Exercise details:
Go through the data and copy every line exactly, but not the images.

=-=-=

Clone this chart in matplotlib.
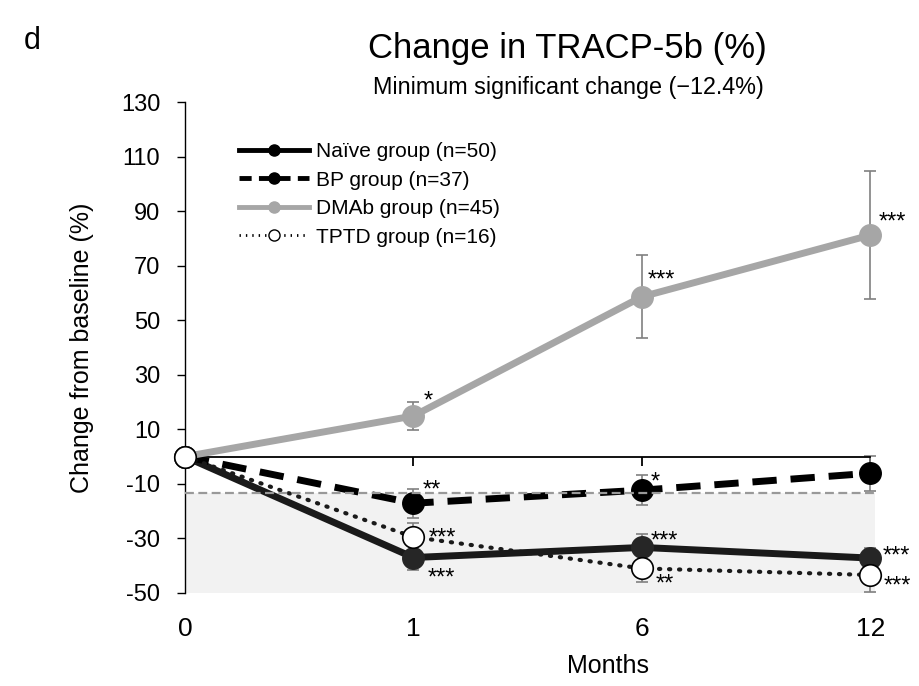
import numpy as np
import matplotlib.pyplot as plt
from matplotlib.lines import Line2D

plt.rcParams['font.family'] = ['Liberation Sans', 'DejaVu Sans']

months = ['0', '1', '6', '12']
naive = [0, -37.0, -33.3, -37.2]
naive_err = [0, 4.4, 4.8, 3.8]
bp = [0, -17.1, -12.3, -6.1]
bp_err = [0, 5.3, 5.6, 6.4]
dmab = [0, 14.9, 58.6, 81.2]
dmab_err = [0, 5.3, 15.2, 23.5]
tptd = [0, -29.5, -41.0, -43.4]
tptd_err = [0, 5.2, 4.8, 6.1]
msc = -13.3

labels = ['Naïve group (n=50)', 'BP group (n=37)', 'DMAb group (n=45)', 'TPTD group (n=16)']

# significance marks: (series, month index, text, dx px, dy px)
stars = [
    ('dmab', 1, '*', 10, -22), ('bp', 1, '**', 9, -20),
    ('tptd', 1, '***', 15, -6), ('naive', 1, '***', 14, 14),
    ('dmab', 2, '***', 6, -24), ('bp', 2, '*', 9, -15),
    ('naive', 2, '***', 9, -13), ('tptd', 2, '**', 14, 9),
    ('dmab', 3, '***', 8, -20), ('naive', 3, '***', 12, -9),
    ('tptd', 3, '***', 13, 4),
]

x = np.arange(len(months))
series = {'naive': naive, 'bp': bp, 'dmab': dmab, 'tptd': tptd}

fig = plt.figure(figsize=(9.2, 6.86), dpi=100)
ax = fig.add_axes([0.201, 0.1356, 0.75, 0.7157])

ax.fill_between([0, 3.02], -50, msc, color='#f2f2f2', lw=0, zorder=0)
ax.plot([0, 3.02], [msc, msc], color='#999999', lw=1.6, ls=(0, (4, 2)), zorder=8, clip_on=False)

ek = dict(fmt='none', ecolor='#808080', elinewidth=1.2, capsize=4.5, capthick=1.2, zorder=2)
ax.errorbar(x[1:], naive[1:], yerr=naive_err[1:], **ek)
ax.errorbar(x[1:], bp[1:], yerr=bp_err[1:], **ek)
ax.errorbar(x[1:], dmab[1:], yerr=dmab_err[1:], **ek)
ax.errorbar(x[1:], tptd[1:], yerr=tptd_err[1:], **ek)

ax.plot(x, naive, color='#1a1a1a', lw=5, marker='o', ms=15.5, mfc='#262626', mec='#262626', zorder=4, clip_on=False)
ax.plot(x, bp, color='black', lw=5, ls=(0, (3.5, 2)), marker='o', ms=15.5, mfc='black', mec='black', zorder=5, clip_on=False)
ax.plot(x, dmab, color='#a6a6a6', lw=5, marker='o', ms=15.5, mfc='#a6a6a6', mec='#a6a6a6', zorder=6, clip_on=False)
ax.plot(x, tptd, color='#1a1a1a', lw=3, ls=(0, (0.3, 2.1)), dash_capstyle='round', marker='o', ms=15.5,
        mfc='white', mec='black', mew=1.2, zorder=7, clip_on=False)

for name, i, s, dx, dy in stars:
    ax.annotate(s, (x[i], series[name][i]), xytext=(dx * 0.72, -(dy + 7.5) * 0.72), textcoords='offset points',
                ha='left', va='center', fontsize=17, zorder=9, annotation_clip=False)

ax.set_xlim(0, 3.02)
ax.set_ylim(-50, 130)
ax.set_yticks(np.arange(-50, 131, 20))
ax.set_yticklabels([str(v) for v in range(-50, 131, 20)])
ax.set_xticks(x)
ax.set_xticklabels(months)
ax.spines['top'].set_visible(False)
ax.spines['right'].set_visible(False)
ax.spines['bottom'].set_position(('data', 0))
ax.spines['bottom'].set_bounds(0, 3)
ax.spines['bottom'].set_linewidth(1.3)
ax.spines['left'].set_linewidth(1.0)
ax.tick_params(axis='y', direction='out', length=5.8, width=1, labelsize=17, pad=12)
ax.tick_params(axis='x', direction='out', length=6.5, width=1.3, labelsize=19, pad=109)

ax.set_ylabel('Change from baseline (%)', fontsize=18)
ax.yaxis.set_label_coords(-0.132, 0.5)
ax.text(0.613, -0.148, 'Months', transform=ax.transAxes, ha='center', va='center', fontsize=18)

fig.text(0.617, 0.93, 'Change in TRACP-5b (%)', ha='center', va='center', fontsize=25)
fig.text(0.618, 0.873, 'Minimum significant change (\u221212.4%)', ha='center', va='center', fontsize=16.8)
fig.text(0.035, 0.94, 'd', ha='center', va='center', fontsize=22)

handles = [
    Line2D([], [], color='black', lw=3.5, marker='o', ms=8),
    Line2D([], [], color='black', lw=3.5, ls=(0, (2.5, 1.5)), marker='o', ms=8),
    Line2D([], [], color='#a6a6a6', lw=3.5, marker='o', ms=8),
    Line2D([], [], color='black', lw=2, ls=(0, (0.5, 1.8)), marker='o', ms=8, mfc='white', mec='black'),
]
ax.legend(handles, labels, loc='upper left', bbox_to_anchor=(0.078, 0.9185), frameon=False, fontsize=15,
          handlelength=3.37, handletextpad=0.34, labelspacing=0.457, borderpad=0, borderaxespad=0)

fig.savefig('out.png', dpi=100)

=-=-=

Exercise output:
Clone this chart in matplotlib.
import numpy as np
import matplotlib.pyplot as plt
from matplotlib.lines import Line2D

plt.rcParams['font.family'] = ['Liberation Sans', 'DejaVu Sans']

months = ['0', '1', '6', '12']
naive = [0, -37.0, -33.3, -37.2]
naive_err = [0, 4.4, 4.8, 3.8]
bp = [0, -17.1, -12.3, -6.1]
bp_err = [0, 5.3, 5.6, 6.4]
dmab = [0, 14.9, 58.6, 81.2]
dmab_err = [0, 5.3, 15.2, 23.5]
tptd = [0, -29.5, -41.0, -43.4]
tptd_err = [0, 5.2, 4.8, 6.1]
msc = -13.3

labels = ['Naïve group (n=50)', 'BP group (n=37)', 'DMAb group (n=45)', 'TPTD group (n=16)']

# significance marks: (series, month index, text, dx px, dy px)
stars = [
    ('dmab', 1, '*', 10, -22), ('bp', 1, '**', 9, -20),
    ('tptd', 1, '***', 15, -6), ('naive', 1, '***', 14, 14),
    ('dmab', 2, '***', 6, -24), ('bp', 2, '*', 9, -15),
    ('naive', 2, '***', 9, -13), ('tptd', 2, '**', 14, 9),
    ('dmab', 3, '***', 8, -20), ('naive', 3, '***', 12, -9),
    ('tptd', 3, '***', 13, 4),
]

x = np.arange(len(months))
series = {'naive': naive, 'bp': bp, 'dmab': dmab, 'tptd': tptd}

fig = plt.figure(figsize=(9.2, 6.86), dpi=100)
ax = fig.add_axes([0.201, 0.1356, 0.75, 0.7157])

ax.fill_between([0, 3.02], -50, msc, color='#f2f2f2', lw=0, zorder=0)
ax.plot([0, 3.02], [msc, msc], color='#999999', lw=1.6, ls=(0, (4, 2)), zorder=8, clip_on=False)

ek = dict(fmt='none', ecolor='#808080', elinewidth=1.2, capsize=4.5, capthick=1.2, zorder=2)
ax.errorbar(x[1:], naive[1:], yerr=naive_err[1:], **ek)
ax.errorbar(x[1:], bp[1:], yerr=bp_err[1:], **ek)
ax.errorbar(x[1:], dmab[1:], yerr=dmab_err[1:], **ek)
ax.errorbar(x[1:], tptd[1:], yerr=tptd_err[1:], **ek)

ax.plot(x, naive, color='#1a1a1a', lw=5, marker='o', ms=15.5, mfc='#262626', mec='#262626', zorder=4, clip_on=False)
ax.plot(x, bp, color='black', lw=5, ls=(0, (3.5, 2)), marker='o', ms=15.5, mfc='black', mec='black', zorder=5, clip_on=False)
ax.plot(x, dmab, color='#a6a6a6', lw=5, marker='o', ms=15.5, mfc='#a6a6a6', mec='#a6a6a6', zorder=6, clip_on=False)
ax.plot(x, tptd, color='#1a1a1a', lw=3, ls=(0, (0.3, 2.1)), dash_capstyle='round', marker='o', ms=15.5,
        mfc='white', mec='black', mew=1.2, zorder=7, clip_on=False)

for name, i, s, dx, dy in stars:
    ax.annotate(s, (x[i], series[name][i]), xytext=(dx * 0.72, -(dy + 7.5) * 0.72), textcoords='offset points',
                ha='left', va='center', fontsize=17, zorder=9, annotation_clip=False)

ax.set_xlim(0, 3.02)
ax.set_ylim(-50, 130)
ax.set_yticks(np.arange(-50, 131, 20))
ax.set_yticklabels([str(v) for v in range(-50, 131, 20)])
ax.set_xticks(x)
ax.set_xticklabels(months)
ax.spines['top'].set_visible(False)
ax.spines['right'].set_visible(False)
ax.spines['bottom'].set_position(('data', 0))
ax.spines['bottom'].set_bounds(0, 3)
ax.spines['bottom'].set_linewidth(1.3)
ax.spines['left'].set_linewidth(1.0)
ax.tick_params(axis='y', direction='out', length=5.8, width=1, labelsize=17, pad=12)
ax.tick_params(axis='x', direction='out', length=6.5, width=1.3, labelsize=19, pad=109)

ax.set_ylabel('Change from baseline (%)', fontsize=18)
ax.yaxis.set_label_coords(-0.132, 0.5)
ax.text(0.613, -0.148, 'Months', transform=ax.transAxes, ha='center', va='center', fontsize=18)

fig.text(0.617, 0.93, 'Change in TRACP-5b (%)', ha='center', va='center', fontsize=25)
fig.text(0.618, 0.873, 'Minimum significant change (\u221212.4%)', ha='center', va='center', fontsize=16.8)
fig.text(0.035, 0.94, 'd', ha='center', va='center', fontsize=22)

handles = [
    Line2D([], [], color='black', lw=3.5, marker='o', ms=8),
    Line2D([], [], color='black', lw=3.5, ls=(0, (2.5, 1.5)), marker='o', ms=8),
    Line2D([], [], color='#a6a6a6', lw=3.5, marker='o', ms=8),
    Line2D([], [], color='black', lw=2, ls=(0, (0.5, 1.8)), marker='o', ms=8, mfc='white', mec='black'),
]
ax.legend(handles, labels, loc='upper left', bbox_to_anchor=(0.078, 0.9185), frameon=False, fontsize=15,
          handlelength=3.37, handletextpad=0.34, labelspacing=0.457, borderpad=0, borderaxespad=0)

fig.savefig('out.png', dpi=100)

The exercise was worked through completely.